-- begin --
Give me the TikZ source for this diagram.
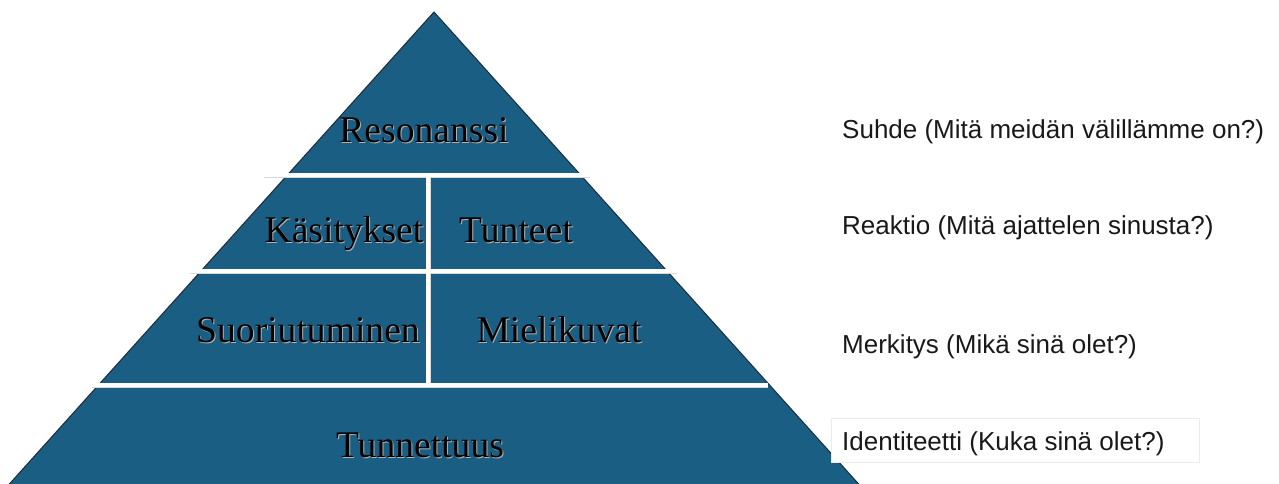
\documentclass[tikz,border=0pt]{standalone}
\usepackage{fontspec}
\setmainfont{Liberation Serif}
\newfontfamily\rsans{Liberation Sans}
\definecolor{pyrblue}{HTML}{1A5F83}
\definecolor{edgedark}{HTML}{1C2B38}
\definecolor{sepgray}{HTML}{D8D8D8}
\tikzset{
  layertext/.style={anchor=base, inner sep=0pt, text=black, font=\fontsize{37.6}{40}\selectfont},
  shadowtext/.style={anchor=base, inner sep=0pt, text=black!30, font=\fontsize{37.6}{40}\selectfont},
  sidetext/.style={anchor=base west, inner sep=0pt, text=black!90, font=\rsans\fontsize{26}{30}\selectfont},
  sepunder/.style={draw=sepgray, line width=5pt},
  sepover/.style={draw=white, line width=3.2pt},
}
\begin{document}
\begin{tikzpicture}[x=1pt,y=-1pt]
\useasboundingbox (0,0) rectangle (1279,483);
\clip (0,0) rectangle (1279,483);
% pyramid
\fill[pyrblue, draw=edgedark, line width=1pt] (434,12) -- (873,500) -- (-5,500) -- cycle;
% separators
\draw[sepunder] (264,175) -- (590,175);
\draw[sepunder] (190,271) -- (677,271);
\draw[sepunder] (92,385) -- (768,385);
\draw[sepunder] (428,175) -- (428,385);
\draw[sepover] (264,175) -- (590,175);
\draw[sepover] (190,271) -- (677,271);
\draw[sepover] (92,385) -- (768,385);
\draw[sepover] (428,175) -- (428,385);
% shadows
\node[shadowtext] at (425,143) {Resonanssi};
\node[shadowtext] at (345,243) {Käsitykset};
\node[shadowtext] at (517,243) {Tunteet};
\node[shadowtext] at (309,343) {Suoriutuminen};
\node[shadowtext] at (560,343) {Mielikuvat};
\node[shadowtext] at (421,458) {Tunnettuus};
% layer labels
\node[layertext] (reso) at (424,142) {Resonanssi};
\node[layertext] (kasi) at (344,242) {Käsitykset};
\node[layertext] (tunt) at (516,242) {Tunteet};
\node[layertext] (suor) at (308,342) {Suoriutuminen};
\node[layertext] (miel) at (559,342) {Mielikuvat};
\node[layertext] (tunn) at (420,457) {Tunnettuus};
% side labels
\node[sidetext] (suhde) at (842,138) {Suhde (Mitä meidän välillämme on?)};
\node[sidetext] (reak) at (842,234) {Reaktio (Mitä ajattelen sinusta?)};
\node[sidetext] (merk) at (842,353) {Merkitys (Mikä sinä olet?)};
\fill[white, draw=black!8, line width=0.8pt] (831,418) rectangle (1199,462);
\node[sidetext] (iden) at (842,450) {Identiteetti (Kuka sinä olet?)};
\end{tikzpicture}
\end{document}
-- end --
**What to work on**
Without the pictures, write out the whole listing above exactly as it appears.

**Written reply**
Give me the TikZ source for this diagram.
\documentclass[tikz,border=0pt]{standalone}
\usepackage{fontspec}
\setmainfont{Liberation Serif}
\newfontfamily\rsans{Liberation Sans}
\definecolor{pyrblue}{HTML}{1A5F83}
\definecolor{edgedark}{HTML}{1C2B38}
\definecolor{sepgray}{HTML}{D8D8D8}
\tikzset{
  layertext/.style={anchor=base, inner sep=0pt, text=black, font=\fontsize{37.6}{40}\selectfont},
  shadowtext/.style={anchor=base, inner sep=0pt, text=black!30, font=\fontsize{37.6}{40}\selectfont},
  sidetext/.style={anchor=base west, inner sep=0pt, text=black!90, font=\rsans\fontsize{26}{30}\selectfont},
  sepunder/.style={draw=sepgray, line width=5pt},
  sepover/.style={draw=white, line width=3.2pt},
}
\begin{document}
\begin{tikzpicture}[x=1pt,y=-1pt]
\useasboundingbox (0,0) rectangle (1279,483);
\clip (0,0) rectangle (1279,483);
% pyramid
\fill[pyrblue, draw=edgedark, line width=1pt] (434,12) -- (873,500) -- (-5,500) -- cycle;
% separators
\draw[sepunder] (264,175) -- (590,175);
\draw[sepunder] (190,271) -- (677,271);
\draw[sepunder] (92,385) -- (768,385);
\draw[sepunder] (428,175) -- (428,385);
\draw[sepover] (264,175) -- (590,175);
\draw[sepover] (190,271) -- (677,271);
\draw[sepover] (92,385) -- (768,385);
\draw[sepover] (428,175) -- (428,385);
% shadows
\node[shadowtext] at (425,143) {Resonanssi};
\node[shadowtext] at (345,243) {Käsitykset};
\node[shadowtext] at (517,243) {Tunteet};
\node[shadowtext] at (309,343) {Suoriutuminen};
\node[shadowtext] at (560,343) {Mielikuvat};
\node[shadowtext] at (421,458) {Tunnettuus};
% layer labels
\node[layertext] (reso) at (424,142) {Resonanssi};
\node[layertext] (kasi) at (344,242) {Käsitykset};
\node[layertext] (tunt) at (516,242) {Tunteet};
\node[layertext] (suor) at (308,342) {Suoriutuminen};
\node[layertext] (miel) at (559,342) {Mielikuvat};
\node[layertext] (tunn) at (420,457) {Tunnettuus};
% side labels
\node[sidetext] (suhde) at (842,138) {Suhde (Mitä meidän välillämme on?)};
\node[sidetext] (reak) at (842,234) {Reaktio (Mitä ajattelen sinusta?)};
\node[sidetext] (merk) at (842,353) {Merkitys (Mikä sinä olet?)};
\fill[white, draw=black!8, line width=0.8pt] (831,418) rectangle (1199,462);
\node[sidetext] (iden) at (842,450) {Identiteetti (Kuka sinä olet?)};
\end{tikzpicture}
\end{document}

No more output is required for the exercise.